LINEAR VISCOELASTICITY, SIMPLE AND PLANAR MELT EXTENSION OF LINEAR POLYBUTADIENES WITH BIMODAL MOLAR MASS DISTRIBUTIONS

Shear oscillations, simple and planar elongations have been performed with anionically polymerized polybutadienes (PB) and their blends at room temperature. The PB components were of different molar mass averages and of narrow molar mass distributions; the blends had bimodal molar mass distributions and are represented by the weight ratio w of the high molecular component. The crossover G'(omega) = G"(omega) obtained from oscillatory measurements shows correlations with molecular parameters. For the zero shear viscosity the well-known relation eta-0 is-proportional-to M(w)3.4 is found. The recoverable equilibrium shear compliance J(e)0 is nearly the same for the components; for the blends it strongly depends on w with a pronounced maximum at small w. In elongation outside the linear region strain hardening is found; its magnitude depends on M(w) of the components, the composition w of the blend, the mode of elongation (simple or planar), and the elongational strain rate. The hardening revealed in the increase of the elongational viscosity above the linear viscoelastic limit increases as a function of w up to a maximum similar to J(e)0, such that, for both properties, the molecular processes may be the same.
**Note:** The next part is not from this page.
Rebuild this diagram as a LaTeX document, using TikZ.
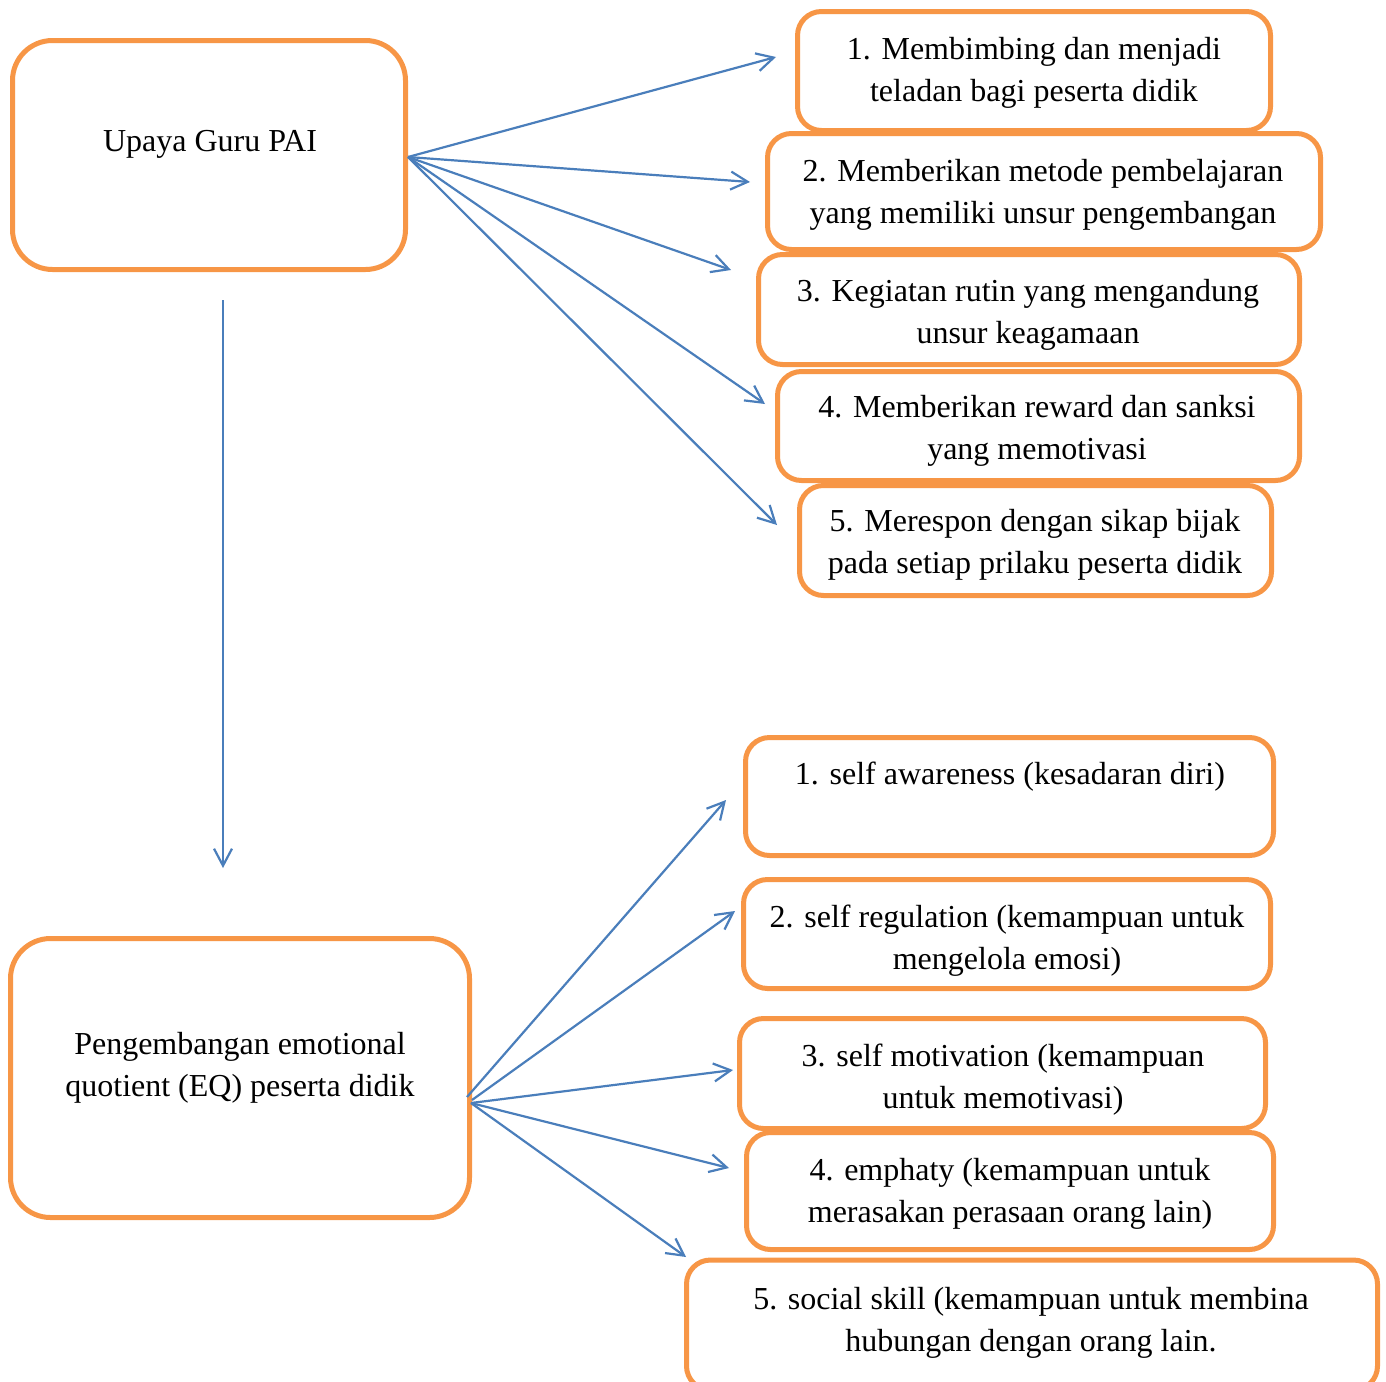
\documentclass[tikz,border=0pt]{standalone}
\usepackage{fontspec}
\setmainfont{Liberation Serif}
\usetikzlibrary{arrows.meta}
\definecolor{boxorange}{HTML}{F79646}
\definecolor{arrblue}{HTML}{4A7EBB}
\begin{document}
\begin{tikzpicture}[x=0.5pt,y=-0.5pt,
  box/.style={draw=boxorange,line width=2.5pt,rounded corners=12pt,inner sep=0pt,fill=white},
  bigbox/.style={box,rounded corners=20pt},
  txt/.style={font=\fontsize{16}{21}\selectfont,align=center,inner sep=0pt,anchor=base},
  arr/.style={draw=arrblue,line width=1.1pt,-{Straight Barb[length=8.5pt,width=9pt]}}]
\useasboundingbox (0,0) rectangle (1386,1381);

% main boxes (text anchors give the baseline of the last line)
\node[bigbox,minimum width=196.5pt,minimum height=114.5pt] (A) at (209,155) {};
\node[txt] (tA) at (210,151) {Upaya Guru PAI};
\node[bigbox,minimum width=229.5pt,minimum height=139.5pt] (B) at (240,1078) {};
\node[txt] (tB) at (240,1096) {Pengembangan emotional\\quotient (EQ) peserta didik};

% top right boxes
\node[box,minimum width=236.5pt,minimum height=59.5pt] (t1) at (1034,71) {};
\node[txt] (tt1) at (1034,101) {1. Membimbing dan menjadi\\teladan bagi peserta didik};
\node[box,minimum width=276.5pt,minimum height=58pt] (t2) at (1044,191.5) {};
\node[txt] (tt2) at (1043,223) {2. Memberikan metode pembelajaran\\yang memiliki unsur pengembangan};
\node[box,minimum width=270.5pt,minimum height=55pt] (t3) at (1029,309.5) {};
\node[txt] (tt3) at (1028,343) {3. Kegiatan rutin yang mengandung\\unsur keagamaan};
\node[box,minimum width=261pt,minimum height=54.5pt] (t4) at (1038.5,426) {};
\node[txt] (tt4) at (1037,459) {4. Memberikan reward dan sanksi\\yang memotivasi};
\node[box,minimum width=236pt,minimum height=55pt] (t5) at (1035.5,540.5) {};
\node[txt] (tt5) at (1035,573) {5. Merespon dengan sikap bijak\\pada setiap prilaku peserta didik};

% bottom right boxes
\node[box,minimum width=264pt,minimum height=59pt] (b1) at (1009.5,796.5) {};
\node[txt] (tb1) at (1010,784) {1. self awareness (kesadaran diri)};
\node[box,minimum width=263.5pt,minimum height=54.5pt] (b2) at (1007,934) {};
\node[txt] (tb2) at (1007,969) {2. self regulation (kemampuan untuk\\mengelola emosi)};
\node[box,minimum width=263pt,minimum height=55pt] (b3) at (1002.5,1073.5) {};
\node[txt] (tb3) at (1003,1108) {3. self motivation (kemampuan\\untuk memotivasi)};
\node[box,minimum width=263.5pt,minimum height=58.5pt] (b4) at (1010,1191) {};
\node[txt] (tb4) at (1010,1222) {4. emphaty (kemampuan untuk\\merasakan perasaan orang lain)};
\node[box,minimum width=345.5pt,minimum height=65pt] (b5) at (1032,1325) {};
\node[txt] (tb5) at (1031,1351) {5. social skill (kemampuan untuk membina\\hubungan dengan orang lain.};

% arrow tips and origins
\coordinate (oA) at (408,157);
\coordinate (e1) at (776,57);
\coordinate (e2) at (750,182);
\coordinate (e3) at (731,270);
\coordinate (e4) at (765,404);
\coordinate (e5) at (777,525);
\coordinate (v1) at (223,300);
\coordinate (v2) at (223,868);
\coordinate (oB1) at (467,1097);
\coordinate (oB2) at (472,1100);
\coordinate (oB) at (471,1103);
\coordinate (f1) at (726,800);
\coordinate (f2) at (735,911);
\coordinate (f3) at (733,1070);
\coordinate (f4) at (729,1168);
\coordinate (f5) at (686,1257);

\draw[arr] (oA) -- (e1);
\draw[arr] (oA) -- (e2);
\draw[arr] (oA) -- (e3);
\draw[arr] (oA) -- (e4);
\draw[arr] (oA) -- (e5);
\draw[arr] (v1) -- (v2);
\draw[arr] (oB1) -- (f1);
\draw[arr] (oB2) -- (f2);
\draw[arr] (oB) -- (f3);
\draw[arr] (oB) -- (f4);
\draw[arr] (oB) -- (f5);
\end{tikzpicture}
\end{document}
The elongational viscosity mu-2 (from the lateral stress in planar elongation) is above the linear viscoelastic limit for bimodal and below this limit for conventional broad molar mass distributions. In general, it can be stated that with a more narrow molar mass distribution of linear polymers the elongational behavior of the melts comes closer to the linear viscoelastic limit.